The ax falls on the IBA

This also means an end to English-language broadcasts on Israel’s public service, such as the IBA News.

THE ISRAEL Broadcasting Authority’s building, located in Jerusalem. (photo credit: SARAH LEVI)
THE ISRAEL Broadcasting Authority’s building, located in Jerusalem.
(photo credit: SARAH LEVI)
A terse, four-line letter of dismissal dated March 15 was sent to hundreds of Israel Broadcasting Authority employees on Thursday.
Signed by deputy CEO Ronit Bar-On Kanis, it states: “As you are aware, the Public Broadcasting Law was passed on August 11, 2014, directing that the Israel Broadcasting Authority would cease to broadcast and would refrain from all activities related to communications on April 30, 2017, the date designated in the legislation. The law also specifies that, on that date, the employment of all IBA workers will be terminated. In accordance with the law, you are hereby notified that your employment will end on April 30, 2017.”
This also means an end to English-language broadcasts on Israel’s public service, such as the IBA News. The replacement Israel Broadcasting Corporation has made no provision for English-language broadcasts.
At 9:47 on Thursday morning, without warning, the IBA’s Reshet Bet radio station went on strike to protest the impending closure, and some of its journalists were interviewed on Army Radio.
Political reporter and commentator Yoav Krakovsky, interviewed on Army Radio at a time when he normally would have been hosting his own program Hamiznon (The Buffet) on Reshet Bet, told interviewer Udi Segal he felt embarrassed and frustrated because he had lined up a list of interviewees to speak on different subjects. The interviewees included former defense minister Moshe Ya’alon who has announced he will be forming his own party to run in the next Knesset election. Krakovsky interviewed him anyway in the hope he could use the material in the future.

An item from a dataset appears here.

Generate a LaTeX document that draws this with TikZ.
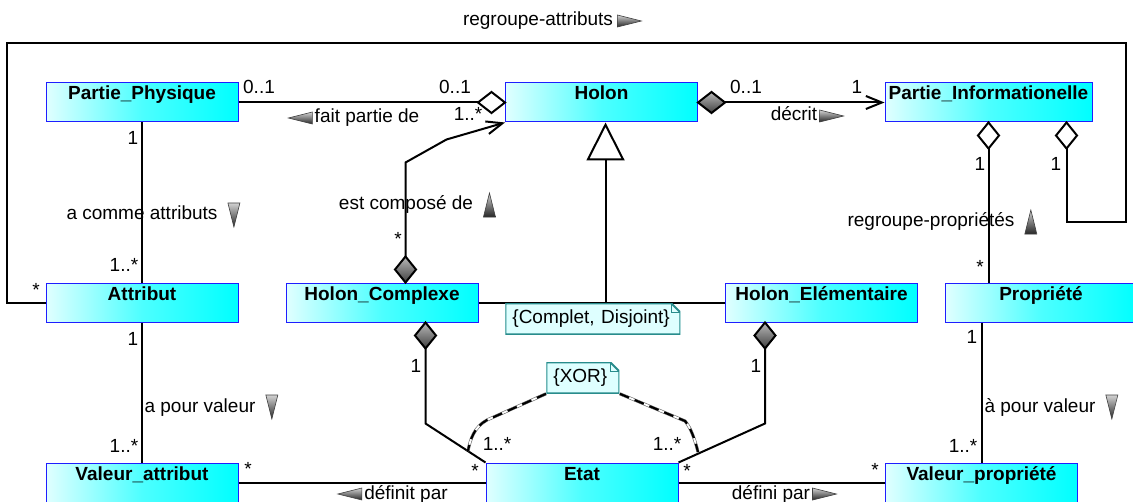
\documentclass[tikz,border=0pt]{standalone}
\usepackage{fontspec}
\setmainfont{Liberation Sans}
\usetikzlibrary{arrows.meta,positioning,shapes.geometric}
\definecolor{classblue}{RGB}{30,30,255}
\definecolor{notecol}{RGB}{40,140,140}
\definecolor{notefill}{RGB}{222,255,255}
\newcommand{\diafont}{\fontsize{9.5}{11.4}\selectfont}
\tikzset{
  >={Straight Barb[length=8pt,width=6.5pt]},
  cls/.style={rectangle,draw=classblue,line width=0.5pt,left color=cyan!12,right color=cyan,
    middle color=cyan!70,
    minimum width=96pt,minimum height=19.5pt,inner sep=0pt,text height=8.5pt,text depth=11pt,
    font=\diafont\bfseries},
  assoc/.style={line width=1pt,draw=black},
  lab/.style={inner sep=0pt,text height=7pt,text depth=2pt,font=\diafont},
  agg/.style={diamond,draw=black,line width=1pt,fill=white,inner sep=0pt,outer sep=0pt,
    minimum width=13.5pt,minimum height=10.5pt},
  vagg/.style={agg,minimum width=10.5pt,minimum height=13pt},
  filled/.style={top color=gray!55,bottom color=black!75},
  note/.style={anchor=north west,inner xsep=3.5pt,inner ysep=0pt,minimum height=15.5pt,
    text height=7pt,text depth=2pt,align=left,font=\diafont,
    path picture={
      \filldraw[fill=notefill,draw=notecol,line width=1pt]
        (path picture bounding box.south west) -- (path picture bounding box.north west)
        -- ([xshift=-4.5pt]path picture bounding box.north east)
        -- ([yshift=-4.5pt]path picture bounding box.north east)
        -- (path picture bounding box.south east) -- cycle;
      \draw[notecol,line width=0.5pt] ([xshift=-4.5pt]path picture bounding box.north east)
        |- ([yshift=-4.5pt]path picture bounding box.north east);
    }},
  xorline/.style={draw=black,line width=1.1pt,dash pattern=on 5pt off 3pt,
    preaction={draw=black!60,solid,line width=0.3pt,double=white,double distance=0.9pt}},
  % direction marker, pointing up
  pics/dirtri/.style={code={
    \shade[top color=gray!35,bottom color=black!85,draw=black!75,line width=0.3pt]
      (0,-12) -- (6,12) -- (-6,12) -- cycle;
  }},
}

\begin{document}
\begin{tikzpicture}[x=0.5pt,y=-0.5pt]
  \fill[white] (0,0) rectangle (1133,502);
  \useasboundingbox (0,0) rectangle (1133,502);

  % classes
  \node[cls] (pphys) at (142,102.5) {Partie\_Physique};
  \node[cls] (holon) at (601.5,102.5) {Holon};
  \node[cls,minimum width=103.5pt] (pinfo) at (988.5,102.5) {Partie\_Informationelle};
  \node[cls] (attr) at (142,302.5) {Attribut};
  \node[cls] (hc) at (382,302.5) {Holon\_Complexe};
  \node[cls] (he) at (821.5,302.5) {Holon\_Elémentaire};
  \node[cls] (prop) at (1041,302.5) {Propriété};
  \node[cls] (vattr) at (142,482.5) {Valeur\_attribut};
  \node[cls] (etat) at (582,482.5) {Etat};
  \node[cls] (vprop) at (981.5,482.5) {Valeur\_propriété};

  % diamonds
  \node[agg,anchor=east] (dHl) at (holon.west) {};
  \node[agg,filled,anchor=west] (dHr) at (holon.east) {};
  \node[vagg,filled,anchor=south] (dHCt) at ([xshift=60pt]hc.north west) {};
  \node[vagg,filled,anchor=north] (dHCb) at ([xshift=70pt]hc.south west) {};
  \node[vagg,filled,anchor=north] (dHEb) at ([xshift=20pt]he.south west) {};
  \node[vagg,anchor=north] (dPI1) at (pinfo.south) {};
  \node[vagg,anchor=north] (dPI2) at ([xshift=-13pt]pinfo.south east) {};

  % role names
  \node[lab] (lRegA) at (538,21) {regroupe-attributs};
  \node[lab] (lFait) at (367,118) {fait partie de};
  \node[lab] (lDecrit) at (794,116) {décrit};
  \node[lab] (lComme) at (142,215) {a comme attributs};
  \node[lab] (lCompose) at (406,205) {est composé de};
  \node[lab] (lRegP) at (931,222) {regroupe-propriétés};
  \node[lab] (lValA) at (200,407) {a pour valeur};
  \node[lab] (lValP) at (1040,407) {à pour valeur};
  \node[lab] (lDefA) at (406,494) {définit par};
  \node[lab] (lDefP) at (771,494) {défini par};
  \pic[rotate=-90] at ([xshift=8pt]lRegA.east) {dirtri};
  \pic[rotate=90] at ([xshift=-7pt]lFait.west) {dirtri};
  \pic[rotate=-90] at ([xshift=7pt]lDecrit.east) {dirtri};
  \pic[rotate=180] at ([xshift=8pt]lComme.east) {dirtri};
  \pic at ([xshift=8pt]lCompose.east) {dirtri};
  \pic at ([xshift=8pt]lRegP.east) {dirtri};
  \pic[rotate=180] at ([xshift=8pt]lValA.east) {dirtri};
  \pic[rotate=180] at ([xshift=8pt]lValP.east) {dirtri};
  \pic[rotate=90] at ([xshift=-7pt]lDefA.west) {dirtri};
  \pic[rotate=-90] at ([xshift=7pt]lDefP.east) {dirtri};

  % multiplicities
  \node[lab] (mPPh) at (259,89) {0..1};
  \node[lab] (mHl) at (455,89) {0..1};
  \node[lab] (mHl2) at (468,116) {1..*};
  \node[lab] (mHr) at (746,89) {0..1};
  \node[lab] (mPI) at (857,89) {1};
  \node[lab] (mPPb) at (133,140) {1};
  \node[lab] (mAt) at (124,266) {1..*};
  \node[lab] (mAtl) at (36,291) {*};
  \node[lab] (mHCt) at (398,240) {*};
  \node[lab] (mAtb) at (133,340) {1};
  \node[lab] (mVA) at (124,447) {1..*};
  \node[lab] (mVAr) at (248,470) {*};
  \node[lab] (mHCb) at (416,367) {1};
  \node[lab] (mEl) at (475,472) {*};
  \node[lab] (mEl2) at (497,445) {1..*};
  \node[lab] (mEr2) at (667,445) {1..*};
  \node[lab] (mEr) at (687,472) {*};
  \node[lab] (mHEb) at (756,367) {1};
  \node[lab] (mVPl) at (875,471) {*};
  \node[lab] (mVP) at (963,447) {1..*};
  \node[lab] (mPrb) at (972,338) {1};
  \node[lab] (mPI1) at (980,166) {1};
  \node[lab] (mPI2) at (1056,166) {1};
  \node[lab] (mPr) at (980,268) {*};

  % associations
  \draw[assoc] (attr.west) -| (7,43) -| (1126,222) -| (dPI2.south);
  \draw[assoc] (pphys.east) -- (dHl.west);
  \draw[assoc,->] (dHr.east) -- (pinfo.west);
  \draw[assoc] (pphys.south) -- (attr.north);
  \draw[assoc] (attr.south) -- (vattr.north);
  \draw[assoc,->] (dHCt.north) -- ++(0,-94) -- ++(41,-23) -- (holon.south west);
  \draw[assoc] (dHCb.south) -- ++(0,75) -- (etat.north west);
  \draw[assoc] (dHEb.south) -- ++(0,75) -- (etat.north east);
  \draw[assoc] (dPI1.south) -- (dPI1.south |- prop.north);
  \draw[assoc] (vprop.north |- prop.south) -- (vprop.north);
  \draw[assoc] (vattr.east) -- (etat.west);
  \draw[assoc] (etat.east) -- (vprop.west);

  % generalization
  \coordinate (gen) at ([xshift=2pt]holon.south);
  \draw[assoc] (hc.east) -- (he.west);
  \draw[assoc,-{Triangle[open,length=19pt,width=19pt]}] (gen |- hc.east) -- (gen);

  % constraints
  \node[note,text width=80.5pt] (cd) at (505,303) {\{Complet, Disjoint\}};
  \node[note,text width=29.5pt] (xor) at (546,362) {\{XOR\}};
  \coordinate (xorL) at (468,451);
  \coordinate (xorR) at (698,452);
  \draw[xorline] (xor.south west) -- (487,420) .. controls (474,427) and (470,440) .. (xorL);
  \draw[xorline] (xor.south east) -- (685,421) .. controls (691,428) and (695,440) .. (xorR);
\end{tikzpicture}
\end{document}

Krakovsky said that, over the past year and a half, IBA journalists, no longer fearing consequences from management, have felt free to express their own views from the perspectives of their political, social or religious ideologies. Moreover, he said there has been considerable improvement in the content and quality of broadcasts. But both the IBA and the IBC are being used as a political see-saw, he said, and, at this stage, he was unable to predict what the future would hold.
Meanwhile, political and non-political figures interviewed on Army Radio, voiced a variety of opinions as to whether the current bad blood between Prime Minister Benjamin Netanyahu and Finance Minister Moshe Kahlon would force a coalition crisis and possibly an early election; whether there would be a compromise solution creating a joint public broadcasting entity interfacing the IBC with the IBA; whether Kahlon would win the battle against Netanyahu; and whether the Histadrut labor federation would come up with some magic formula that would keep most of the people involved happy.
Broadcasts were restored in time for the noonday news and current affairs diary.
Likud MK Miki Zohar said on that program that the IBC had been conceived in sin.
“Everyone makes mistakes, and we acknowledge that we erred,” he said. “But those people who are hanging on to the IBC by threads are simply not objective.”
Following the bombshell dropped by Netanyahu on Wednesday night when he asked Kahlon to suspend the closure of the Israel Broadcasting Authority for another six months, to see if some compromise could be found, the future of public broadcasting was dragged into numerous conversations on other subjects throughout the day on Thursday.
Kahlon, whose relations with the prime minister have soured in recent days, insisted that the Israel Broadcasting Corporation would be launched on April 30 as scheduled.
Netanyahu, in making his request, stated, as he had done previously, that enacting legislation to close down the IBA had been a big mistake.
Kahlon, who had not yet returned to politics when the Knesset voted to kill off the IBA, believed that Netanyahu, who initially approved it, was now trying to shift the blame for its closure onto him.
However, in the early afternoon, Netanyahu backtracked and reached an agreement with Kahlon whereby the IBC would begin broadcasting at the end of April as scheduled. The two men also agreed to advance legislation on the supervision of all electronic media, including Channels 2 and 10. A supervisory committee will be appointed by the communications minister. Tzachi Hanegbi is currently acting communications minister.
Culture and Sport Minister Miri Regev, who had previously voiced opposition to the IBC, stated on her Facebook page that she was happy to hear the prime minister say that the decision to establish the IBC had been a mistake. She endorsed his statement that mistakes can be rectified – “especially when they are at the expense of the taxpayer.” It has to be done immediately, she said.
She repeated this on Army Radio, saying that because the IBC had not yet been launched it could be canceled.
Zionist Union MK Eitan Cabel, who was once the minister responsible for the IBA, and who joined former communications minister Gilad Erdan in his efforts to dispense with the IBA, said in an interview on Reshet Bet that if Netanyahu succeeded in preventing the IBC from going to air he would petition the High Court of Justice to rule against the prime minister.